Friday , November 22, 2024

Having Started with Eateries, Revel Unveils an iPad POS System for Groceries

The rapid insinuation of tablets into the retail point of sale took another big turn this week when Revel Systems Inc., a San Francisco-based startup, unveiled an iPad-based POS system designed for supermarkets. The new system has already been adopted by Marty’s Markets, a Pittsburgh grocery store, and another half dozen grocery companies are expected to go live on it next month, Chris Ciabarra, Revel’s co-founder and chief technology officer, tells Digital Transactions News. All told, 40 supermarket companies should be live by year’s end, he adds.

The move into groceries represents a major move by Revel, which started out chiefly selling its system to restaurants. More than 300 locations are using its software. “Ever since we started two years ago, supermarkets have been hitting us,” says Ciabarra. To reach the new market, he says Revel is working with value-added resellers, and has deals so far with “a couple” of VARs.

The Revel system for supermarkets includes an iPad along with peripherals such as a card swiper, cash drawer and scale, and scanner. These can be purchased singly or as a bundle, with the bundle running $5,000. A software license for a single checkout costs $2,000. The recurring cost is a service fee of $100 per license per month. For payments, the software includes an integration with alternative providers, including Dwolla and LevelUp, both of which were added because of grocery customers’ requests, Ciabarra says.

Lawrence Capozzolo, head of IT at Marty’s Market, says ease of training has been a major advantage to the Revel product, which the store has installed at six checkouts. “I can pull someone off the street and easily train them to do a basic checkout in 10 minutes,” he says. “That’s quite a bit of man-hours eliminated from a weekly budget.” He adds that Revel’s costs and fees were also lower than other tablet-based systems.

Revel worked with Marty’s to make its system work with the store’s inventory management and other systems, Capozzolo says. As a result, Marty’s became a beta site for Revel’s grocery strategy and helped shape the product the company unveiled on Tuesday. One complication for the technology startup was allowing for peripherals commonly used in supermarket checkouts. Making these work with the iPad, Ciabarra says, was something that had “never been done before.”

The company has paid extra attention to the card reader, for which Ciabarra wanted instant encryption capability. For fixed locations, Revel uses a reader it developed on its own to encrypt upon the swipe and later adapted to work with one from ID Tech, a Cypress, Calif.-based maker of smart card readers and other POS equipment. ID Tech recently acquired the reader division of ViVOtech Inc., a pioneer in mobile payments. For mobile use, Revel has adopted the iDynamo device from Seal Beach, Calif.-based MagTek Inc., which also encrypts at the swipe. “We chose it because of the encryption,” says Ciabarra, who has a background in digital security.

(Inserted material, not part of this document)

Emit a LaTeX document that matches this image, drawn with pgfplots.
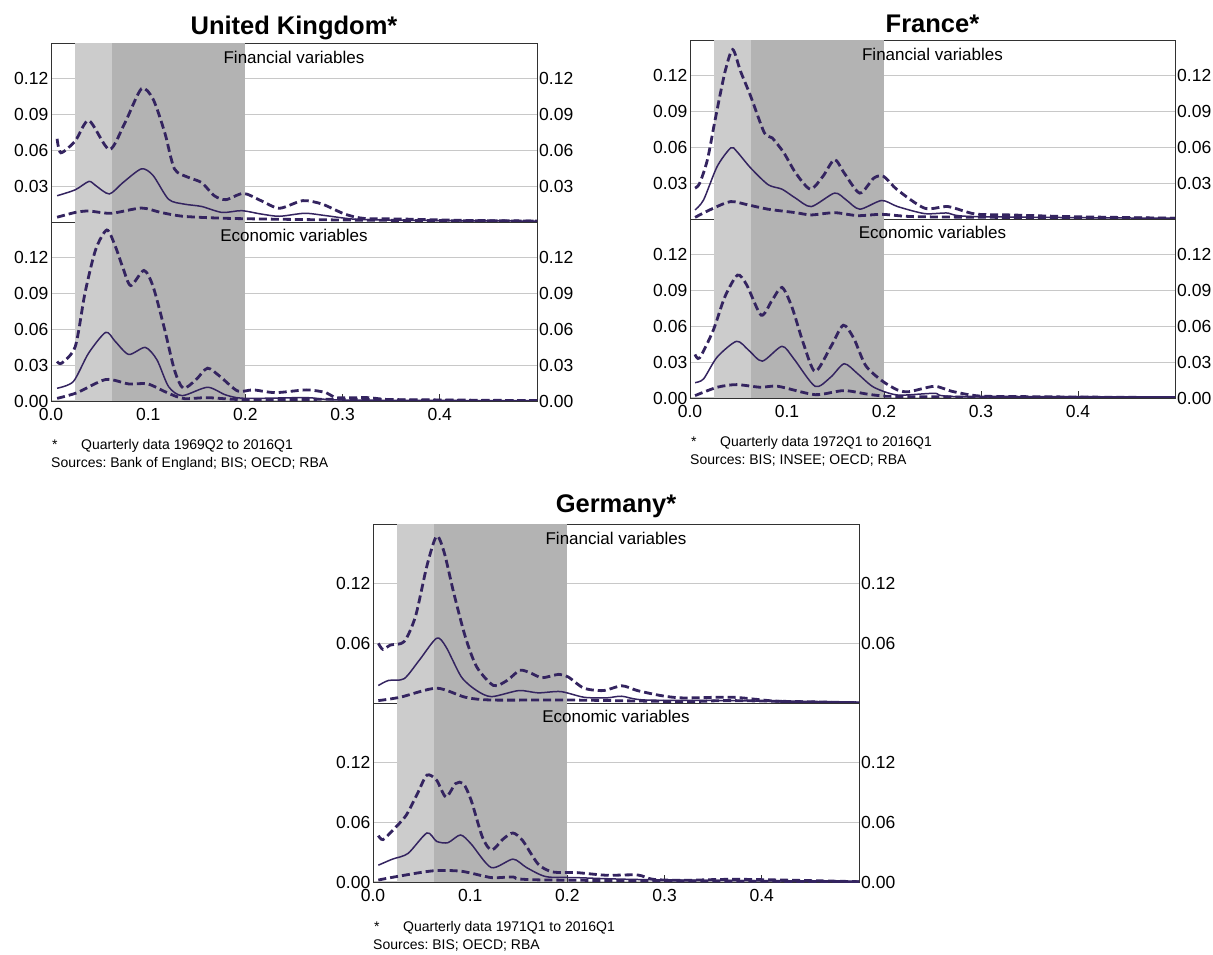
\documentclass[border=0pt]{standalone}
\usepackage{fontspec}
\setmainfont{Liberation Sans}
\usepackage{pgfplots}
\pgfplotsset{compat=1.18}
\frenchspacing
\definecolor{curve}{RGB}{52,36,96}
\definecolor{shadeL}{RGB}{204,204,204}
\definecolor{shadeD}{RGB}{179,179,179}
\definecolor{gridc}{RGB}{200,200,200}
\definecolor{frame}{RGB}{50,50,50}

\tikzset{
  panellab/.style={anchor=north, inner sep=0pt, font=\fontsize{17}{17}\selectfont},
  ttl/.style={anchor=base, inner sep=0pt, font=\bfseries\fontsize{25.5}{25.5}\selectfont},
  fn/.style={anchor=base west, inner sep=0pt, font=\fontsize{14}{14}\selectfont},
}
\pgfplotsset{
  yfmt/.style={/pgf/number format/fixed, /pgf/number format/fixed zerofill, /pgf/number format/precision=2, /pgf/number format/assume math mode=true},
  xfmt/.style={/pgf/number format/fixed, /pgf/number format/fixed zerofill, /pgf/number format/precision=1, /pgf/number format/assume math mode=true},
  panel/.style={scale only axis, height=179pt, xmin=0, xmax=0.5, ymin=0, anchor=south west,
    axis line style={frame, line width=0.9pt},
    ymajorgrids, major grid style={gridc, line width=1.2pt},
    ytick style={draw=none},
    /pgf/number format/assume math mode=true,
    tick label style={font=\fontsize{17.5}{17.5}\selectfont},
    yticklabel style={yfmt, inner sep=2.5pt},
  },
  upper/.style={panel, xtick=\empty},
  lower/.style={panel, xtick={0,0.1,0.2,0.3,0.4}, xtick pos=bottom, tick align=inside,
    major tick length=7pt, xtick style={frame, line width=0.8pt},
    xticklabel style={xfmt, inner sep=1pt, yshift=-6pt}},
  up/.style={curve, line width=2.8pt, dash pattern=on 8pt off 4pt, smooth, tension=0.45},
  med/.style={curve, line width=1.5pt, smooth, tension=0.45},
  lo/.style={curve, line width=2.8pt, dash pattern=on 8pt off 4pt, smooth, tension=0.45},
}

\newcommand{\rightax}[5]{%
\begin{axis}[scale only axis, width=#3, height=179pt, at={(#1,#2)}, anchor=south west,
  xmin=0, xmax=0.5, ymin=0, ymax=#4, axis x line=none, axis y line*=right,
  axis line style={draw=none}, ytick={#5}, yticklabel pos=right, ytick style={draw=none},
  /pgf/number format/assume math mode=true,
  tick label style={font=\fontsize{17.5}{17.5}\selectfont},
  yticklabel style={yfmt, inner sep=2pt}]
\addplot[draw=none] coordinates {(0.1,0.01)};
\end{axis}}

\newcommand{\bands}[1]{%
\addplot[fill=shadeL, draw=none] coordinates {(0.025,#1) (0.0625,#1)} \closedcycle;
\addplot[fill=shadeD, draw=none] coordinates {(0.0625,#1) (0.2,#1)} \closedcycle;}

\begin{document}
\begin{tikzpicture}
\path[use as bounding box] (0,0) rectangle (1213pt,954pt);
\fill[white] (0,0) rectangle (1213pt,954pt);

%================ UNITED KINGDOM =================
\begin{axis}[upper, name=ukU, at={(51pt,732pt)}, width=486pt, ymax=0.15, ytick={0.03,0.06,0.09,0.12}]
\bands{0.15}
\addplot[up] coordinates {(0.0063,0.0697) (0.0102,0.058) (0.025,0.068) (0.039,0.085) (0.060,0.0607) (0.076,0.083) (0.093,0.1116) (0.105,0.103) (0.117,0.075) (0.127,0.0445) (0.141,0.0375) (0.155,0.033) (0.168,0.022) (0.180,0.0187) (0.198,0.024) (0.216,0.0179) (0.235,0.0115) (0.259,0.0179) (0.279,0.015) (0.302,0.0067) (0.322,0.003) (0.361,0.0025) (0.42,0.0014) (0.5,0.0008)};
\addplot[med] coordinates {(0.0063,0.022) (0.025,0.027) (0.039,0.034) (0.046,0.0305) (0.060,0.0235) (0.074,0.033) (0.093,0.0445) (0.105,0.039) (0.121,0.019) (0.137,0.015) (0.155,0.013) (0.176,0.008) (0.196,0.0095) (0.216,0.0067) (0.235,0.0048) (0.261,0.0073) (0.283,0.0053) (0.31,0.0025) (0.342,0.0017) (0.42,0.001) (0.5,0.0008)};
\addplot[lo] coordinates {(0.0063,0.004) (0.025,0.008) (0.039,0.0092) (0.062,0.0073) (0.093,0.0117) (0.113,0.008) (0.137,0.0047) (0.184,0.003) (0.263,0.002) (0.342,0.0014) (0.5,0.0008)};
\end{axis}
\rightax{51pt}{732pt}{486pt}{0.15}{0.03,0.06,0.09,0.12}

\begin{axis}[lower, name=ukL, at={(51pt,553pt)}, width=486pt, ymax=0.15, ytick={0,0.03,0.06,0.09,0.12}]
\bands{0.15}
\addplot[up] coordinates {(0.0063,0.0331) (0.011,0.0317) (0.025,0.0457) (0.035,0.0906) (0.046,0.127) (0.0575,0.1433) (0.066,0.13) (0.074,0.1116) (0.082,0.0967) (0.0956,0.1094) (0.105,0.096) (0.117,0.0597) (0.127,0.026) (0.136,0.0107) (0.149,0.0177) (0.161,0.0275) (0.174,0.0205) (0.192,0.0084) (0.208,0.0093) (0.231,0.007) (0.263,0.0093) (0.283,0.007) (0.294,0.0028) (0.326,0.0028) (0.36,0.0008) (0.5,0.0003)};
\addplot[med] coordinates {(0.0063,0.0107) (0.023,0.0163) (0.0386,0.040) (0.0563,0.0575) (0.066,0.05) (0.080,0.039) (0.097,0.0449) (0.109,0.0345) (0.121,0.012) (0.135,0.0045) (0.161,0.0115) (0.180,0.005) (0.2,0.0022) (0.263,0.0028) (0.302,0.0008) (0.5,0.0003)};
\addplot[lo] coordinates {(0.0063,0.0022) (0.027,0.007) (0.0563,0.018) (0.08,0.0143) (0.0996,0.0143) (0.121,0.0064) (0.137,0.002) (0.161,0.0028) (0.2,0.0011) (0.3,0.0014) (0.5,0.0003)};
\end{axis}
\rightax{51pt}{553pt}{486pt}{0.15}{0,0.03,0.06,0.09,0.12}

\node[panellab] at ([yshift=-8pt]ukU.north) {Financial variables};
\node[panellab] at ([yshift=-7pt]ukL.north) {Economic variables};
\node[ttl] at ([yshift=8pt]ukU.north) {United Kingdom*};
\node[fn] at ([xshift=1pt,yshift=-49pt]ukL.south west) {*};
\node[fn] at ([xshift=30pt,yshift=-49pt]ukL.south west) {Quarterly data 1969Q2 to 2016Q1};
\node[fn] at ([xshift=0pt,yshift=-67pt]ukL.south west) {Sources: Bank of England; BIS; OECD; RBA};

%================ FRANCE =================
\begin{axis}[upper, name=frU, at={(690pt,735pt)}, width=485pt, ymax=0.15, ytick={0.03,0.06,0.09,0.12}]
\bands{0.15}
\addplot[up] coordinates {(0.0052,0.0259) (0.010,0.030) (0.018,0.0498) (0.026,0.0835) (0.036,0.123) (0.044,0.142) (0.052,0.124) (0.0625,0.103) (0.0766,0.0723) (0.0847,0.068) (0.0968,0.0554) (0.109,0.0385) (0.124,0.025) (0.137,0.0357) (0.149,0.0498) (0.159,0.0385) (0.175,0.0217) (0.1895,0.0343) (0.1996,0.0357) (0.2137,0.0245) (0.242,0.009) (0.266,0.0104) (0.294,0.0042) (0.331,0.0034) (0.391,0.002) (0.5,0.0006)};
\addplot[med] coordinates {(0.0052,0.0076) (0.014,0.016) (0.028,0.044) (0.042,0.0596) (0.048,0.0568) (0.0625,0.0428) (0.0806,0.0287) (0.0948,0.025) (0.109,0.0174) (0.125,0.0104) (0.149,0.0217) (0.161,0.016) (0.175,0.0082) (0.1976,0.0155) (0.214,0.0104) (0.242,0.0045) (0.266,0.005) (0.294,0.002) (0.5,0.0006)};
\addplot[lo] coordinates {(0.0052,0.0014) (0.024,0.009) (0.042,0.0146) (0.06,0.0118) (0.0806,0.0082) (0.109,0.0053) (0.125,0.0034) (0.149,0.0053) (0.173,0.0028) (0.198,0.0039) (0.23,0.002) (0.31,0.0014) (0.5,0.0006)};
\end{axis}
\rightax{690pt}{735pt}{485pt}{0.15}{0.03,0.06,0.09,0.12}

\begin{axis}[lower, name=frL, at={(690pt,556pt)}, width=485pt, ymax=0.15, ytick={0,0.03,0.06,0.09,0.12}]
\bands{0.15}
\addplot[up] coordinates {(0.0052,0.0365) (0.010,0.0337) (0.024,0.0568) (0.036,0.0849) (0.049,0.103) (0.0585,0.0947) (0.0734,0.0694) (0.0847,0.082) (0.0948,0.0927) (0.105,0.0764) (0.117,0.0455) (0.129,0.0222) (0.145,0.0427) (0.158,0.061) (0.169,0.0497) (0.181,0.0273) (0.1976,0.0146) (0.214,0.0067) (0.226,0.0053) (0.252,0.0098) (0.27,0.0056) (0.298,0.0017) (0.351,0.0011) (0.5,0.0003)};
\addplot[med] coordinates {(0.0052,0.0129) (0.014,0.016) (0.028,0.0343) (0.048,0.0475) (0.0605,0.040) (0.0746,0.0309) (0.0948,0.0433) (0.107,0.0329) (0.129,0.0098) (0.145,0.0174) (0.159,0.0287) (0.173,0.0202) (0.1895,0.009) (0.214,0.0025) (0.252,0.0039) (0.278,0.0011) (0.5,0.0003)};
\addplot[lo] coordinates {(0.0052,0.002) (0.028,0.009) (0.048,0.0112) (0.0726,0.009) (0.0907,0.0098) (0.129,0.0028) (0.159,0.0062) (0.1895,0.0025) (0.23,0.0011) (0.5,0.0003)};
\end{axis}
\rightax{690pt}{556pt}{485pt}{0.15}{0,0.03,0.06,0.09,0.12}

\node[panellab] at ([yshift=-8pt]frU.north) {Financial variables};
\node[panellab] at ([yshift=-7pt]frL.north) {Economic variables};
\node[ttl] at ([yshift=7pt]frU.north) {France*};
\node[fn] at ([xshift=1pt,yshift=-49pt]frL.south west) {*};
\node[fn] at ([xshift=30pt,yshift=-49pt]frL.south west) {Quarterly data 1972Q1 to 2016Q1};
\node[fn] at ([xshift=0pt,yshift=-67pt]frL.south west) {Sources: BIS; INSEE; OECD; RBA};

%================ GERMANY =================
\begin{axis}[upper, name=deU, at={(373pt,251pt)}, width=486pt, ymax=0.18, ytick={0.06,0.12}]
\bands{0.18}
\addplot[up] coordinates {(0.0055,0.06) (0.0102,0.0539) (0.018,0.0583) (0.032,0.0617) (0.0437,0.0871) (0.0555,0.138) (0.0654,0.1678) (0.0732,0.1515) (0.083,0.111) (0.0949,0.0668) (0.1067,0.0363) (0.124,0.0176) (0.138,0.0227) (0.151,0.0329) (0.162,0.0302) (0.174,0.0254) (0.191,0.0288) (0.201,0.0261) (0.217,0.0149) (0.237,0.0125) (0.256,0.0173) (0.272,0.0125) (0.296,0.0075) (0.319,0.0051) (0.37,0.0058) (0.418,0.0017) (0.5,0.0003)};
\addplot[med] coordinates {(0.0055,0.0176) (0.016,0.0227) (0.032,0.0244) (0.0476,0.043) (0.0654,0.0651) (0.075,0.0566) (0.091,0.0261) (0.1067,0.0125) (0.122,0.0064) (0.15,0.0125) (0.17,0.0102) (0.193,0.0115) (0.217,0.0058) (0.24,0.0051) (0.256,0.0068) (0.28,0.003) (0.37,0.0024) (0.437,0.001) (0.5,0.0003)};
\addplot[lo] coordinates {(0.0055,0.0024) (0.028,0.0058) (0.0654,0.0149) (0.0949,0.0058) (0.122,0.003) (0.201,0.003) (0.32,0.0014) (0.37,0.0024) (0.5,0.0003)};
\end{axis}
\rightax{373pt}{251pt}{486pt}{0.18}{0.06,0.12}

\begin{axis}[lower, name=deL, at={(373pt,72pt)}, width=486pt, ymax=0.18, ytick={0,0.06,0.12}]
\bands{0.18}
\addplot[up] coordinates {(0.0055,0.0466) (0.0102,0.0426) (0.020,0.0517) (0.034,0.0669) (0.0457,0.0889) (0.0555,0.1075) (0.0654,0.1024) (0.075,0.0855) (0.085,0.099) (0.093,0.099) (0.101,0.0821) (0.1126,0.045) (0.122,0.0321) (0.134,0.0433) (0.144,0.0493) (0.154,0.0416) (0.17,0.0179) (0.185,0.0101) (0.209,0.0095) (0.24,0.0068) (0.272,0.0071) (0.288,0.0027) (0.319,0.0017) (0.378,0.0027) (0.5,0.0003)};
\addplot[med] coordinates {(0.0055,0.0169) (0.020,0.023) (0.036,0.0287) (0.0555,0.0493) (0.0654,0.0409) (0.077,0.0395) (0.09,0.0473) (0.101,0.0382) (0.1217,0.0145) (0.144,0.023) (0.158,0.0145) (0.178,0.0054) (0.209,0.0044) (0.28,0.0024) (0.5,0.0003)};
\addplot[lo] coordinates {(0.0055,0.002) (0.024,0.0054) (0.0614,0.0112) (0.091,0.0108) (0.122,0.0044) (0.144,0.0051) (0.178,0.002) (0.5,0.0003)};
\end{axis}
\rightax{373pt}{72pt}{486pt}{0.18}{0,0.06,0.12}

\node[panellab] at ([yshift=-8pt]deU.north) {Financial variables};
\node[panellab] at ([yshift=-7pt]deL.north) {Economic variables};
\node[ttl] at ([yshift=11pt]deU.north) {Germany*};
\node[fn] at ([xshift=1pt,yshift=-49pt]deL.south west) {*};
\node[fn] at ([xshift=30pt,yshift=-49pt]deL.south west) {Quarterly data 1971Q1 to 2016Q1};
\node[fn] at ([xshift=0pt,yshift=-67pt]deL.south west) {Sources: BIS; OECD; RBA};
\end{tikzpicture}
\end{document}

To be successful with grocery stores, however, Revel may have to overcome substantial skepticism about its ability to link its system to older, data-intensive systems that manage and track everything from stock-keeping units to loyalty points, experts say. After all, most merchants, they say, are looking to install new systems to work with legacy systems. “There aren’t that many green-field merchants,” says one payments researcher. Marty’s, for example, opened only last month.

Still, Capozzolo says the combination of cost, ease of training, and versatility could help Revel overcome this obstacle. “Revel was within range or a little less [in cost comparisons] and was willing to work with us,” he says. As for installations with larger chains, he adds, “I don’t see where [Revel] can’t go there.”